Key facts
- Cake Box reported a 9.3% rise in organic turnover to £45.9m for the year ending March.
- The company's sales were boosted by the popularity of 'ultrasound cakes' and the acquisition of Ambala.
- Pre-tax profit increased by 16.5% to £6.9m.
- Cake Box plans to open up to 35 new stores in the coming year.
- The company's shares rose 2.5% to 195p.
Cake Box, a prominent UK bakery chain, has reported a significant surge in sales, driven by the popularity of novel 'ultrasound cakes' and the successful acquisition of Ambala. The company's organic turnover increased by 9.3% to £45.9 million for the year ending March.
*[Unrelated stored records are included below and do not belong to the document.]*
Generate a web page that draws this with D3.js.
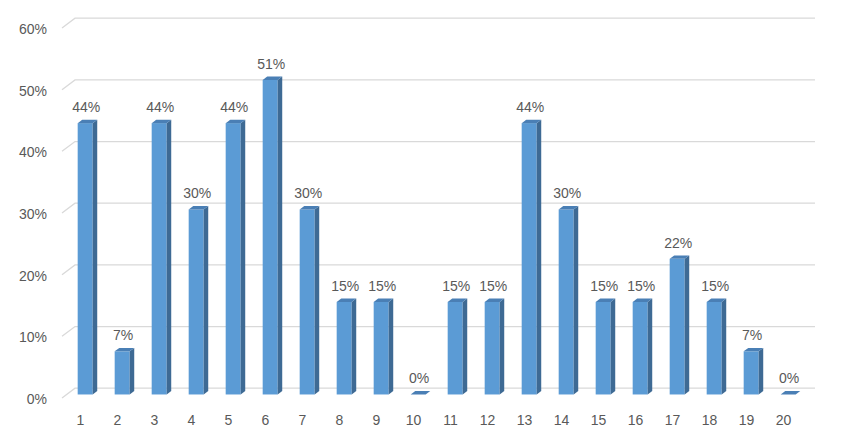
<!DOCTYPE html>
<html>
<head>
<meta charset="utf-8">
<script src="https://cdn.jsdelivr.net/npm/d3@7"></script>
<style>
  html, body { margin: 0; padding: 0; background: #fff; }
  svg { display: block; }
  text { font-family: "Liberation Sans", Arial, sans-serif; fill: #595959; }
</style>
</head>
<body>
<svg id="chart" width="843" height="441"></svg>
<script>
const categories = ["1","2","3","4","5","6","7","8","9","10","11","12","13","14","15","16","17","18","19","20"];
const values = [0.44,0.07,0.44,0.30,0.44,0.51,0.30,0.15,0.15,0.00,0.15,0.15,0.44,0.30,0.15,0.15,0.22,0.15,0.07,0.00];
const yTicks = [0,0.1,0.2,0.3,0.4,0.5,0.6];

const svg = d3.select("#chart");
// front plane
const x = d3.scaleBand().domain(categories).range([62, 802]).paddingInner(0).paddingOuter(0);
const y = d3.scaleLinear().domain([0, 0.6]).range([398, 28]);
const depthDX = 13, depthDY = -9.8;   // full depth of floor/walls
const barF = 0.36, barD = 0.35;        // bar front position & depth (fraction)
const barW = 15;

// gridlines (back wall + floor diagonal)
const grid = svg.append("g");
yTicks.forEach(t => {
  const yf = y(t);
  grid.append("path")
    .attr("d", `M${x.range()[0]},${yf} L${x.range()[0] + depthDX},${yf + depthDY} L${x.range()[1] + depthDX},${yf + depthDY}`)
    .attr("fill", "none").attr("stroke", "#d9d9d9").attr("stroke-width", 1.3);
});

// y axis labels
const yFmt = d3.format(".0%");
svg.append("g").selectAll("text").data(yTicks).join("text")
  .attr("x", 47).attr("y", d => y(d) + 1)
  .attr("text-anchor", "end").attr("dominant-baseline", "central")
  .attr("font-size", 14).text(d => yFmt(d));

// x axis labels
svg.append("g").selectAll("text").data(categories).join("text")
  .attr("x", d => x(d) + x.bandwidth() / 2)
  .attr("y", 420).attr("text-anchor", "middle").attr("dominant-baseline", "central")
  .attr("font-size", 14).text(d => d);

// bars
const ox = depthDX * barF, oy = depthDY * barF;
const dx = depthDX * barD, dy = depthDY * barD;
const bars = svg.append("g");
categories.forEach((c, i) => {
  const v = values[i];
  const cx = x(c) + x.bandwidth() / 2 + ox;
  const x0 = cx - barW / 2, x1 = cx + barW / 2;
  const yb = y(0) + oy, yt = y(v) + oy;
  const g = bars.append("g");
  if (v > 0) {
    g.append("rect").attr("x", x0).attr("y", yt).attr("width", barW).attr("height", yb - yt).attr("fill", "#5b9bd5");
    g.append("path").attr("d", `M${x1},${yt} L${x1 + dx},${yt + dy} L${x1 + dx},${yb + dy} L${x1},${yb} Z`).attr("fill", "#3e6a94");
  }
  g.append("path").attr("d", `M${x0},${yt} L${x0 + dx},${yt + dy} L${x1 + dx},${yt + dy} L${x1},${yt} Z`).attr("fill", "#4a7fb5");
  // label
  svg.append("text")
    .attr("x", cx + 1).attr("y", yt - 11)
    .attr("text-anchor", "middle").attr("font-size", 14)
    .text(yFmt(v));
});
</script>
</body>
</html>
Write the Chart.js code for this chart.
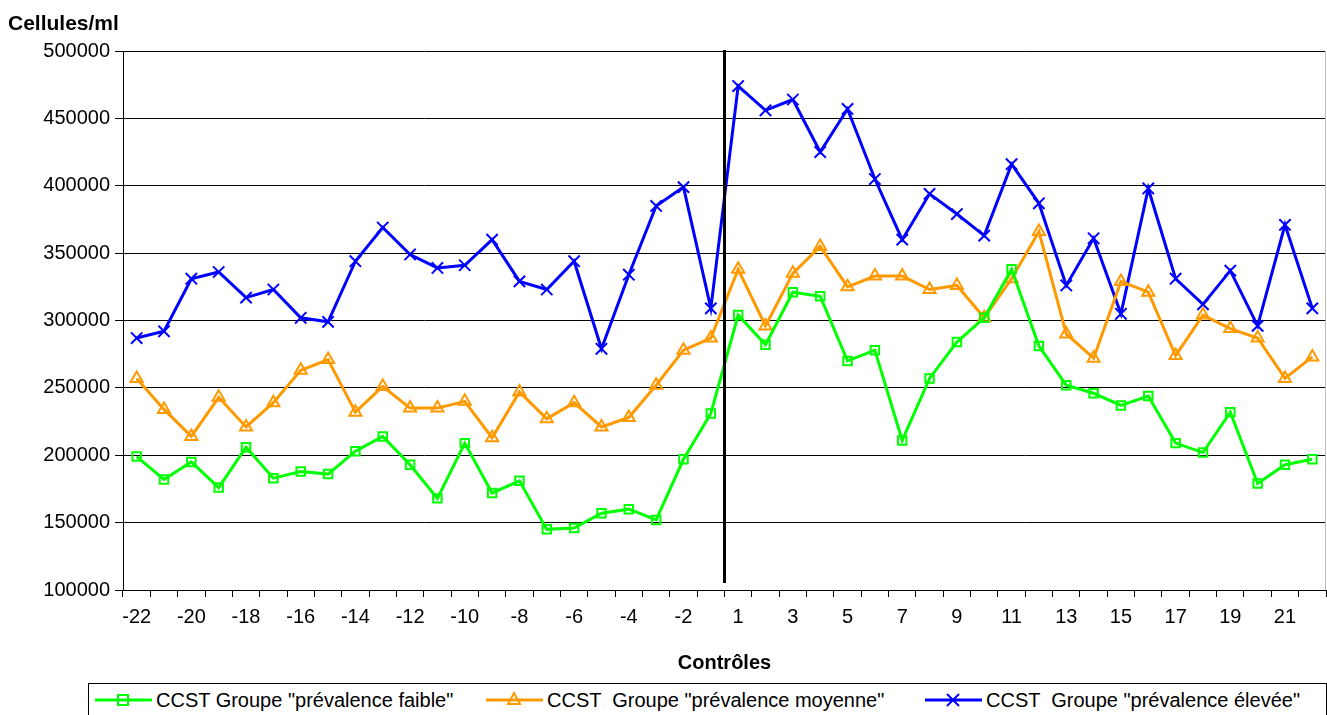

Chief Executive Sukh Chamdal highlighted 'ultrasound cakes,' where parents celebrate discovering their baby's sex, as a key trend, following the popularity of gender reveal cakes. The 'Dubai chocolate cake' has also been a strong performer. The acquisition of Ambala, a London-based sweet treats seller, contributed significantly to total group sales, pushing them to just under £60 million, a rise of two-fifths.
Financially, Cake Box saw its pre-tax profit climb by 16.5% to £6.9 million. The company also raised its final dividend by 5.9% to 7.2p. Looking ahead, Cake Box expanded its footprint by opening 25 new stores and 12 new Ambala stores during the year, with plans to launch as many as 35 new sites in the upcoming year. The company is also exploring the potential of combined Cake Box-Ambala store formats.
Chamdal expressed confidence in the company's ability to navigate economic pressures, noting that consumers tend to maintain spending on special occasions even during recessions. In response to the news, Cake Box shares saw a 2.5% increase, reaching 195p.